Un monitoraggio condotto dall’azienda Asìa Napoli ha riscontrato nella falda acquifera sottostante la discarica Sari attiva nel Parco Nazionale del Vesuvio elevati livelli di ferro, manganese, nichel, zinco, cadmio, floruri, Policlorobifenili e Aldrin (un pesticida).

A renderlo noto è il Corriere del Mezzogiorno tramite un articolo nel quale si legge che i sindaci del Vesuviano hanno scritto alla Asl chiedendo di essere informati circa i possibili danni alla salute umana provocati dall’utilizzo dell’acqua per l’irrigazione dei campi.

Secondo l’Asia e l’Arpac, tuttavia, non sarebbe stato lo sversamento dei rifiuti a determinare l’inquinamento dell’acqua dal momento che, ancor prima dell’inizio dell’attività della discarica, erano stati riscontrati gli stessi valori.

“Con quale criterio è stata decisa l’apertura di una discarica in un’area già compromessa?”, si interroga Legambiente. E, viene da chiedersi di conseguenza, come è possibile che si pensi addirittura all’apertura di una seconda discarica?

Proprio contro l’apertura di una nuova discarica è intervenuta anche Confagricoltura Napoli. Qualora si desse corso all’apertura della seconda discarica nel Parco Nazionale del Vesuvio, un intero patrimonio agricolo sarebbe minacciato: i prodotti tipici del Vesuviano, dal Lacryma Christi alle albicocche fino al pomodorino del piennolo, verrebbero irrimediabilmente danneggiati.

Secondo il presidente, Antonio Nucci, e il direttore dell’organizzazione, Francesco Fiore, l’effetto sarebbe “un disastro ambientale, umano ed economico”.
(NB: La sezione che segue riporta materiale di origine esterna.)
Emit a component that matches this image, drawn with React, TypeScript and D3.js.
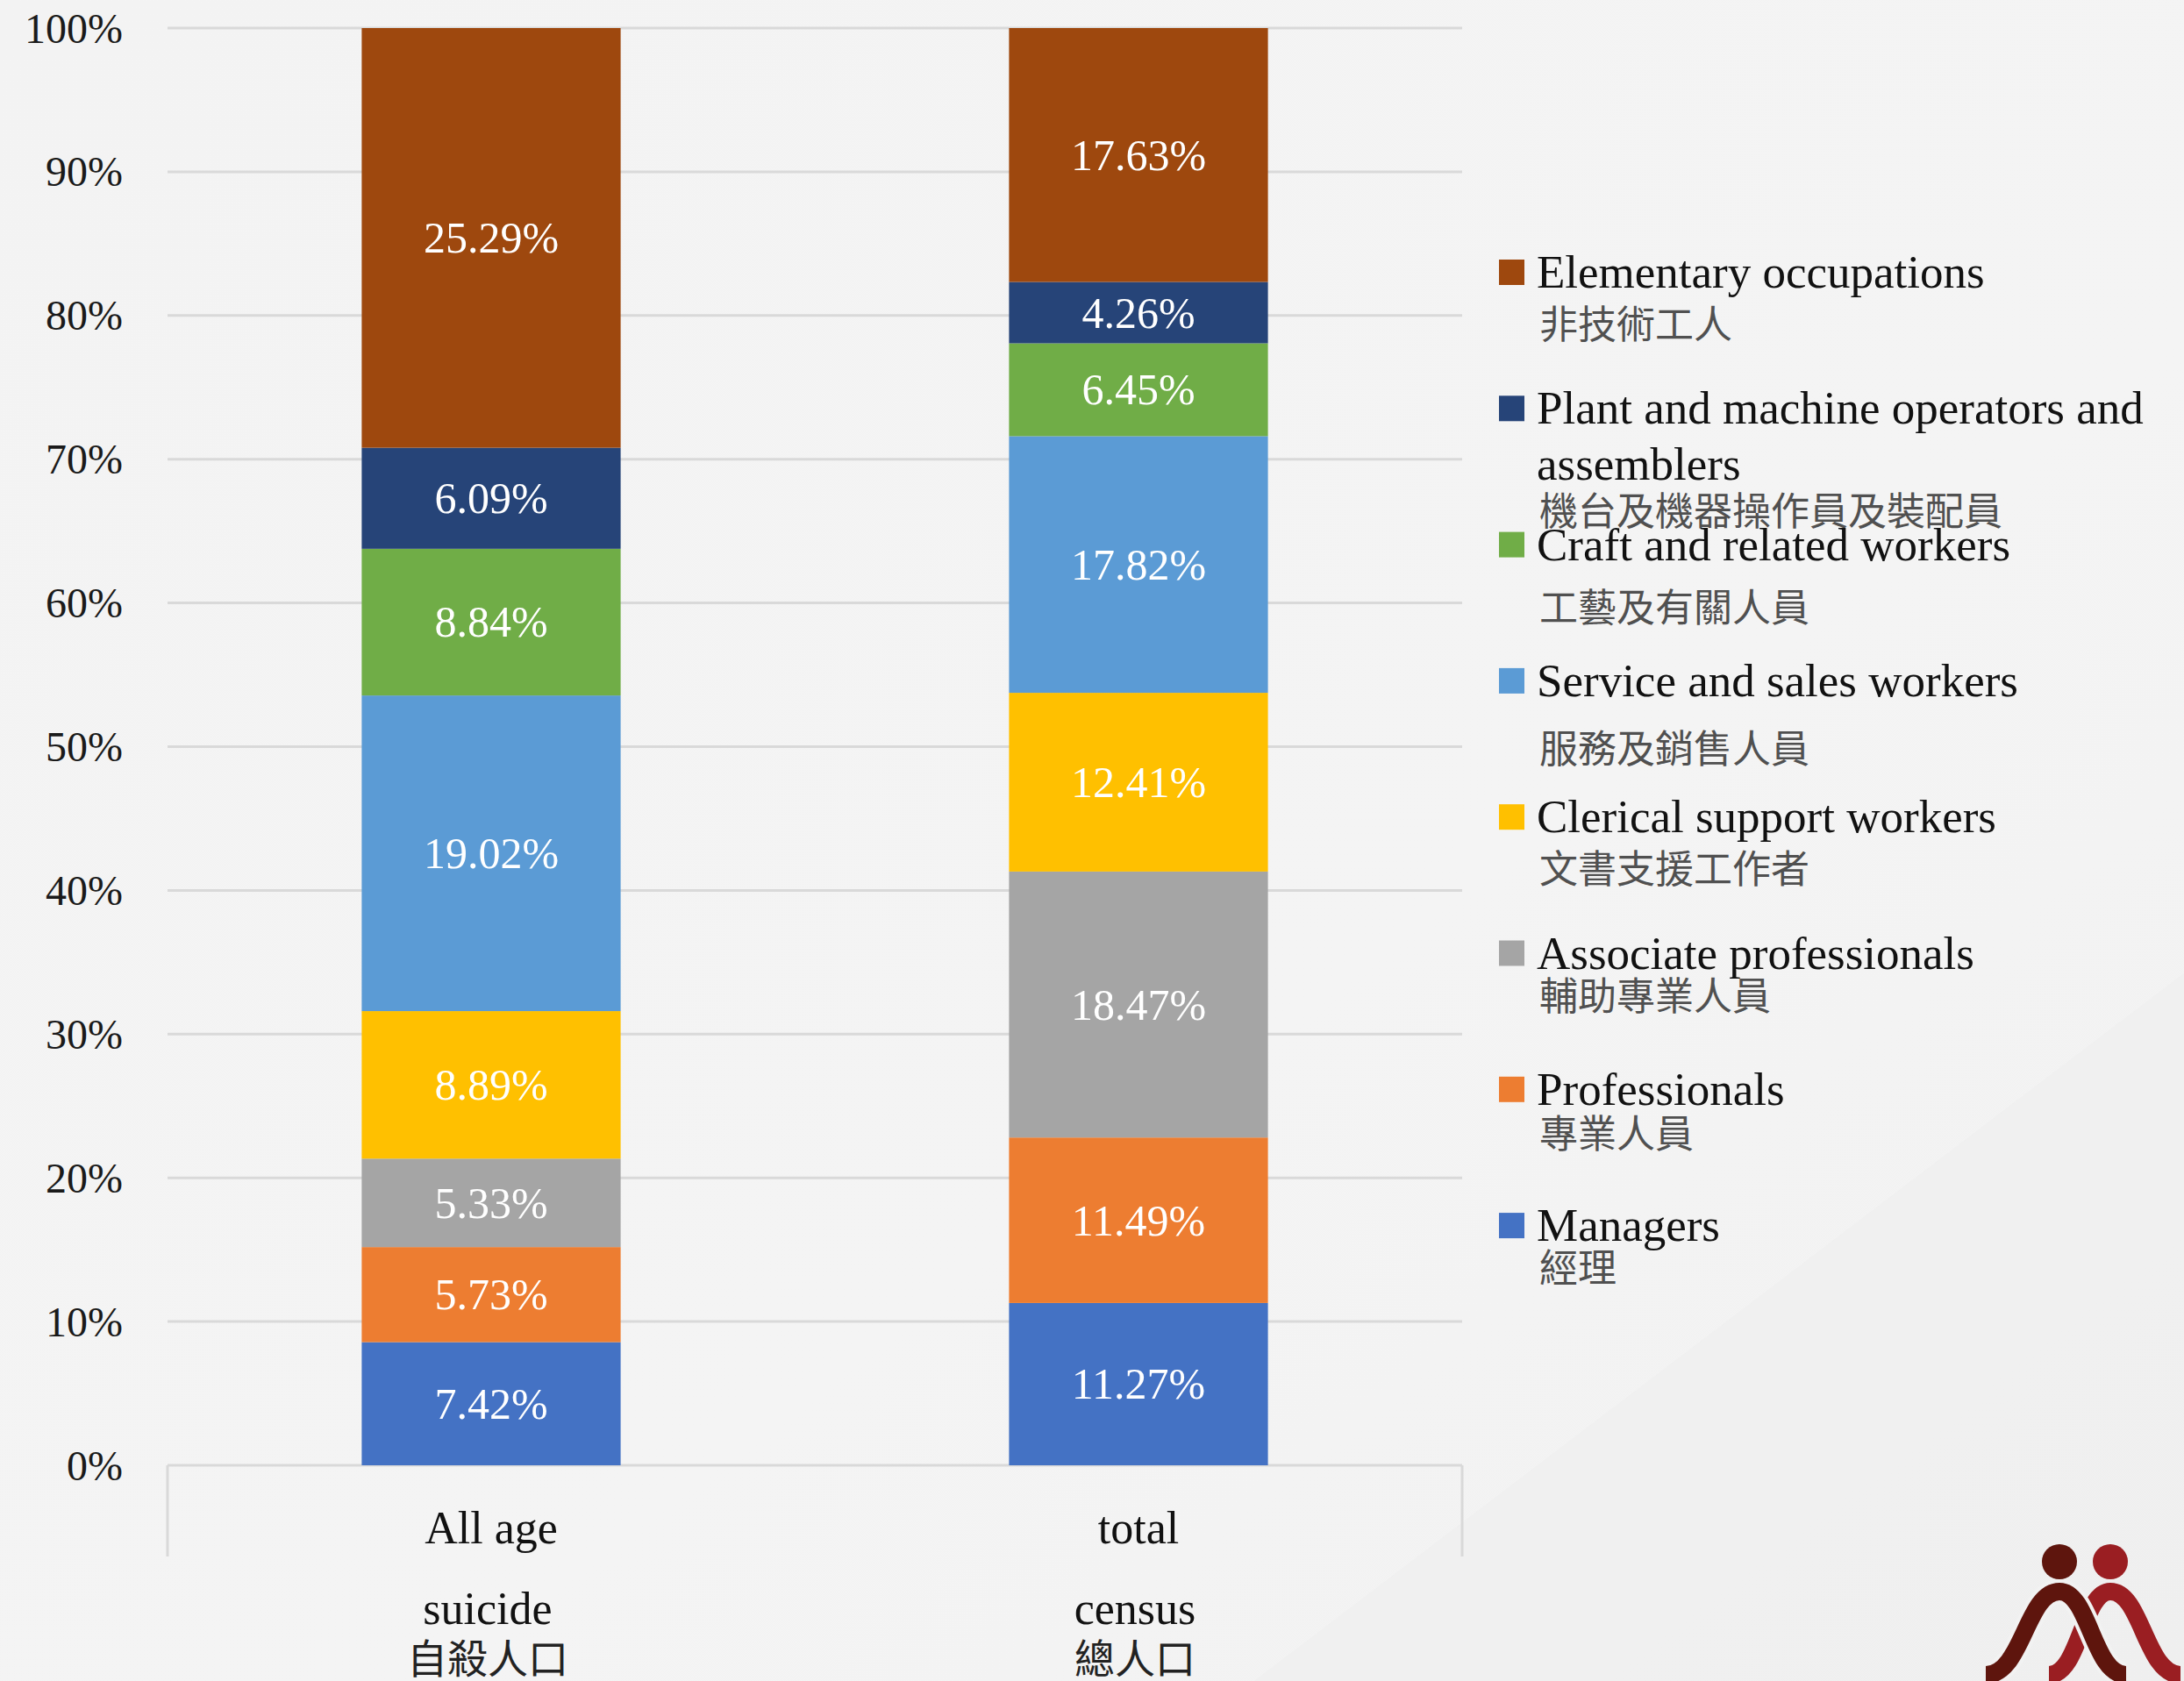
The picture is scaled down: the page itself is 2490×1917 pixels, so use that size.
// Occupation mix: suicide cases vs census population, 100% stacked bars
import React from 'react';
import * as d3 from 'd3';

const W = 2490;
const H = 1917;

const CATEGORIES = ['All age', 'total'];
const GROUPS_EN = ['suicide', 'census'];
const GROUPS_ZH = ['自殺人口', '總人口'];

// bottom -> top
const SERIES_KEYS = ['managers', 'professionals', 'associate', 'clerical', 'service', 'craft', 'plant', 'elementary'];
const SERIES_EN = [
  'Managers',
  'Professionals',
  'Associate professionals',
  'Clerical support workers',
  'Service and sales workers',
  'Craft and related workers',
  'Plant and machine operators and\nassemblers',
  'Elementary occupations',
];
const SERIES_ZH = ['經理', '專業人員', '輔助專業人員', '文書支援工作者', '服務及銷售人員', '工藝及有關人員', '機台及機器操作員及裝配員', '非技術工人'];
const SERIES_COLORS = ['#4472C4', '#ED7D31', '#A5A5A5', '#FFC000', '#5B9BD5', '#70AD47', '#264478', '#9E480E'];

const SUICIDE = [7.42, 5.73, 5.33, 8.89, 19.02, 8.84, 6.09, 25.29];
const CENSUS = [11.27, 11.49, 18.47, 12.41, 17.82, 6.45, 4.26, 17.63];

const Y_TICKS = [0, 0.1, 0.2, 0.3, 0.4, 0.5, 0.6, 0.7, 0.8, 0.9, 1];

const SERIF = '"Liberation Serif", "DejaVu Serif", serif';
const CJK = '"Noto Sans CJK TC", "Noto Sans CJK SC", sans-serif';

// legend layout (top -> bottom): distance from English line to Chinese line
const LEGEND_TOP = 310;
const LEGEND_STEP = 155.3;
const LEGEND_SUB_DY = [57, 115, 69, 75, 57, 46, 48, 46];

export default function App() {
  const margin = { left: 191, right: W - 1667, top: 32, bottom: H - 1671 };

  const rows = CATEGORIES.map((c, i) => {
    const vals = i === 0 ? SUICIDE : CENSUS;
    const r: Record<string, any> = { category: c };
    SERIES_KEYS.forEach((k, j) => (r[k] = vals[j]));
    return r;
  });

  const stacked = d3.stack<any>().keys(SERIES_KEYS).offset(d3.stackOffsetExpand)(rows);

  const x = d3.scaleBand()
    .domain(CATEGORIES)
    .range([margin.left, W - margin.right])
    .paddingInner(0.6)
    .paddingOuter(0.3);

  const y = d3.scaleLinear().domain([0, 1]).range([H - margin.bottom, margin.top]);
  const fmt = d3.format('.0%');

  const legendOrder = d3.range(SERIES_KEYS.length).reverse();

  // logo geometry
  const bell = (l: number, p: number, r: number, yb: number, yp: number) => {
    const dl = p - l;
    const dr = r - p;
    return `M${l},${yb} C${l + dl * 0.5},${yb} ${p - dl * 0.45},${yp} ${p},${yp} C${p + dr * 0.45},${yp} ${r - dr * 0.5},${yb} ${r},${yb}`;
  };

  return (
    <svg width={W} height={H} style={{ position: 'absolute', left: 0, top: 0, display: 'block' }}>
      <defs>
        <linearGradient id="bg" x1="0" y1="0" x2="1" y2="1">
          <stop offset="0" stopColor="#f3f3f3" />
          <stop offset="0.6" stopColor="#f4f4f4" />
          <stop offset="1" stopColor="#f1f1f1" />
        </linearGradient>
      </defs>
      <rect width={W} height={H} fill="url(#bg)" />
      <polygon points={`1430,${H} ${W},1110 ${W},${H}`} fill="#eeeeee" opacity={0.5} />

      {/* gridlines */}
      {Y_TICKS.map(t => (
        <line key={t} x1={margin.left} x2={W - margin.right} y1={y(t)} y2={y(t)} stroke="#d9d9d9" strokeWidth={3} />
      ))}
      {/* category axis frame */}
      <line x1={margin.left} x2={margin.left} y1={y(0)} y2={y(0) + 104} stroke="#d9d9d9" strokeWidth={3} />
      <line x1={W - margin.right} x2={W - margin.right} y1={y(0)} y2={y(0) + 104} stroke="#d9d9d9" strokeWidth={3} />

      {/* y tick labels */}
      {Y_TICKS.map(t => (
        <text key={t} x={140} y={y(t)} textAnchor="end" dominantBaseline="central"
          fontFamily={SERIF} fontSize={48} fill="#1a1a1a">{fmt(t)}</text>
      ))}

      {/* bars */}
      {stacked.map((s, si) => (
        <g key={s.key} fill={SERIES_COLORS[si]}>
          {s.map((d: any) => (
            <rect key={d.data.category} x={x(d.data.category)} width={x.bandwidth()}
              y={y(d[1])} height={y(d[0]) - y(d[1])} />
          ))}
        </g>
      ))}

      {/* data labels */}
      {stacked.map(s => (
        <g key={s.key + '-lab'}>
          {s.map((d: any) => (
            <text key={d.data.category}
              x={(x(d.data.category) as number) + x.bandwidth() / 2}
              y={(y(d[0]) + y(d[1])) / 2}
              textAnchor="middle" dominantBaseline="central"
              fontFamily={SERIF} fontSize={50} fill="#ffffff">
              {d.data[s.key].toFixed(2)}%
            </text>
          ))}
        </g>
      ))}

      {/* category labels */}
      {CATEGORIES.map((c, i) => {
        const cx = (x(c) as number) + x.bandwidth() / 2;
        return (
          <g key={c}>
            <text x={cx} y={1742} textAnchor="middle" dominantBaseline="central" fontFamily={SERIF} fontSize={52} fill="#111">{c}</text>
            <text x={cx - 4} y={1834} textAnchor="middle" dominantBaseline="central" fontFamily={SERIF} fontSize={52} fill="#111">{GROUPS_EN[i]}</text>
            <text x={cx - 4} y={1888} textAnchor="middle" dominantBaseline="central" fontFamily={CJK} fontSize={46} fill="#222">{GROUPS_ZH[i]}</text>
          </g>
        );
      })}

      {/* legend */}
      {legendOrder.map((si, row) => {
        const ly = LEGEND_TOP + row * LEGEND_STEP;
        const lines = SERIES_EN[si].split('\n');
        return (
          <g key={SERIES_KEYS[si]}>
            <rect x={1709} y={ly - 14} width={29} height={29} fill={SERIES_COLORS[si]} />
            {lines.map((ln, k) => (
              <text key={k} x={1752} y={ly + k * 64} dominantBaseline="central"
                fontFamily={SERIF} fontSize={53} fill="#111">{ln}</text>
            ))}
            <text x={1755} y={ly + LEGEND_SUB_DY[row]} dominantBaseline="central"
              fontFamily={CJK} fontSize={44} fill="#505050">{SERIES_ZH[si]}</text>
          </g>
        );
      })}

      {/* logo */}
      <g>
        <path d={bell(2336, 2406, 2486, 1910, 1815)} fill="none" stroke="#9a1e22" strokeWidth={20} />
        <path d={bell(2264, 2348, 2424, 1910, 1815)} fill="none" stroke="#f2f2f2" strokeWidth={28} />
        <path d={bell(2264, 2348, 2424, 1910, 1815)} fill="none" stroke="#5e150d" strokeWidth={20} />
        <circle cx={2348} cy={1781} r={20} fill="#5e150d" />
        <circle cx={2406} cy={1781} r={20} fill="#9a1e22" />
      </g>
    </svg>
  );
}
Continua intanto l’impegno dei cittadini per tutelare il proprio territorio. In prima linea nella protesta le madri dei bambini di Terzigno, soprannominate ‘mamme vulcaniche’, che allarmate anche dai dati preoccupanti circa l’irreversibile inquinamento delle falde acquifere stanno portando avanti una serie di iniziative per affermare il proprio no all’apertura della seconda discarica, una condanna per il territorio e i propri figli.